Chaîne d’intelligence
Et, comme un rappel à l’ordre, les lycéens. Ils sont là en groupe. Ensemble ils disent leur lutte depuis des mois pour le retrait de la loi Fillon. Ils disent comment ils ne sont ni écoutés ni entendus. Et Vincent dit : « Je ne veux pas y croire, en France, des policiers, des forts, qui frappent des lycéens ! » Des lycéens qui appellent à lutter tous ensemble. Et qui promettent « un gros "non" à Fillon et un gros "non" à la constitution ». Appel exigeant, tout de même, vis-à-vis des adultes, pour qu’ils ne laissent pas s’émousser leur indignation et leur colère quand des jeunes sont frappés.
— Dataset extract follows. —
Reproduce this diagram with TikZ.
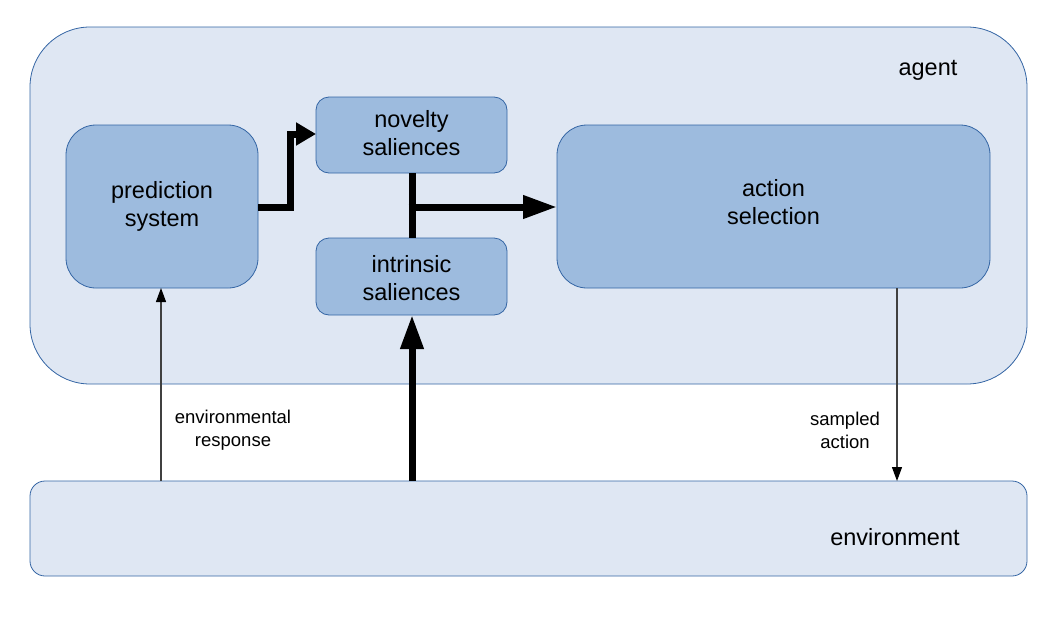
\documentclass[tikz,border=0pt]{standalone}
\usepackage{fontspec}
\setmainfont{Liberation Sans}
\usetikzlibrary{arrows.meta}
\definecolor{outerfill}{HTML}{DFE7F3}
\definecolor{innerfill}{HTML}{9DBBDE}
\definecolor{edge}{HTML}{3465A4}
\tikzset{
  outerbox/.style={draw=edge, line width=0.8pt, fill=outerfill},
  innerbox/.style={draw=edge, line width=0.8pt, fill=innerfill, inner sep=0pt, outer sep=0pt},
  boxtext/.style={align=center, font=\fontsize{23.5}{28}\selectfont},
  thickarrow/.style={line width=7pt, -{Triangle[length=34pt,width=22pt]}},
  thinarrow/.style={line width=1.2pt, draw=black!75, -{Triangle[length=14pt,width=10pt,color=black]}},
  smalllabel/.style={font=\fontsize{18.5}{23}\selectfont, align=center},
  biglabel/.style={font=\fontsize{23.5}{28}\selectfont}
}
\begin{document}
\begin{tikzpicture}[x=1pt,y=-1pt]
\useasboundingbox (0,0) rectangle (1058,624);
% agent
\node[outerbox, rounded corners=60pt, minimum width=997pt, minimum height=357pt, inner sep=0pt, outer sep=0pt] (agent) at (528.5,205.5) {};
\node[biglabel] (agentlbl) at (928,70) {agent};
% environment
\node[outerbox, rounded corners=15pt, minimum width=997pt, minimum height=95pt, inner sep=0pt, outer sep=0pt] (env) at (528.5,528.5) {};
\node[biglabel] (envlbl) at (895,537) {environment};
% inner boxes
\node[innerbox, rounded corners=30pt, minimum width=192pt, minimum height=163pt] (pred) at (162,206.5) {};
\node[boxtext] (predlbl) at ([yshift=0pt]pred.center) {prediction\\system};
\node[innerbox, rounded corners=13pt, minimum width=191pt, minimum height=76pt] (nov) at (411.5,135) {};
\node[boxtext] (novlbl) at ([yshift=2pt]nov.center) {novelty\\saliences};
\node[innerbox, rounded corners=13pt, minimum width=191pt, minimum height=77pt] (intr) at (411.5,276.5) {};
\node[boxtext] (intrlbl) at ([yshift=-1.5pt]intr.center) {intrinsic\\saliences};
\node[innerbox, rounded corners=30pt, minimum width=433pt, minimum height=163pt] (act) at (773.5,206.5) {};
\node[boxtext] (actlbl) at ([yshift=4.5pt]act.center) {action\\selection};
% connectors
\draw[line width=7pt, -{Triangle[length=20pt,width=22pt]}] (pred.east |- 0,207) -| (290,134) -- (nov.west |- 0,134);
\coordinate (junc) at (412,207);
\draw[line width=7pt] (nov.south -| junc) -- (intr.north -| junc);
\draw[thickarrow] ([xshift=-3.5pt]junc) -- (act.west |- junc);
\draw[thickarrow] (env.north -| junc) -- (intr.south -| junc);
\draw[thinarrow] (env.north -| 161,0) -- (pred.south -| 161,0);
\draw[thinarrow] (act.south -| 897,0) -- (env.north -| 897,0);
% labels
\node[smalllabel] (resp) at (233,430) {environmental\\response};
\node[smalllabel] (samp) at (845,430) {sampled\\action};
\end{tikzpicture}
\end{document}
« Qu’est-ce qu’on est bien ensemble ! » s’exclame Marie-George Buffet. Elle évoque la bataille du « non », cette « chaîne de l’intelligence » autour du traité. « Il se passe quelque chose de formidable à gauche. Ce débat qui était tellement nécessaire, on l’a. C’est le débat "pour quelle Europe ?", mais c’est aussi le débat pour "quelle politique pour la gauche, en France ?" » Et elle annonce que si le « non » gagne, elle appellera à ce que « dans toutes les communes et les entreprises de France, les hommes et les femmes de gauche se réunissent pour dire l’Europe qu’ils souhaitent construire ». « Vous pouvez l’emporter pour nous tous », dit le président du Parti de la gauche européenne Fausto Bertinotti, avant le message d’Aminata Traoré, ancienne ministre de la Culture du Mali, pour qui « le "non" au référendum irait comme un gant à l’Afrique noire ». Difficile et surtout long exercice que le rassemblement de tant de diversités ! Il faudra du courage aux orateurs et aux participants pour aller au bout de la soirée. Mais on ne regrettera pas d’avoir assisté à l’intervention de Tiny Kox, le secrétaire général du Parti socialiste des Pays-Bas, qui fait cadeau à la France de son concitoyen Fritz Bolkestein dont il se débarrasserait volontiers. Avec l’intervention de José Bové, on évoque l’époque où « les paysans ont fait tomber les châteaux et les bastilles ». Le leader paysan voit dans « le "non" un vrai choix de société ». Francis Wurtz est chargé de conclure, ce qu’il fait en regroupant tous les orateurs autour de lui. Avec la salle qui se lève, ça fait cercle pour parler « de cette France, la belle, la rebelle », de cette autre Europe « qui proscrira tout recours à la guerre pour résoudre les conflits ». Pour évoquer, avec le « non », « l’Europe qui devient un beau combat ».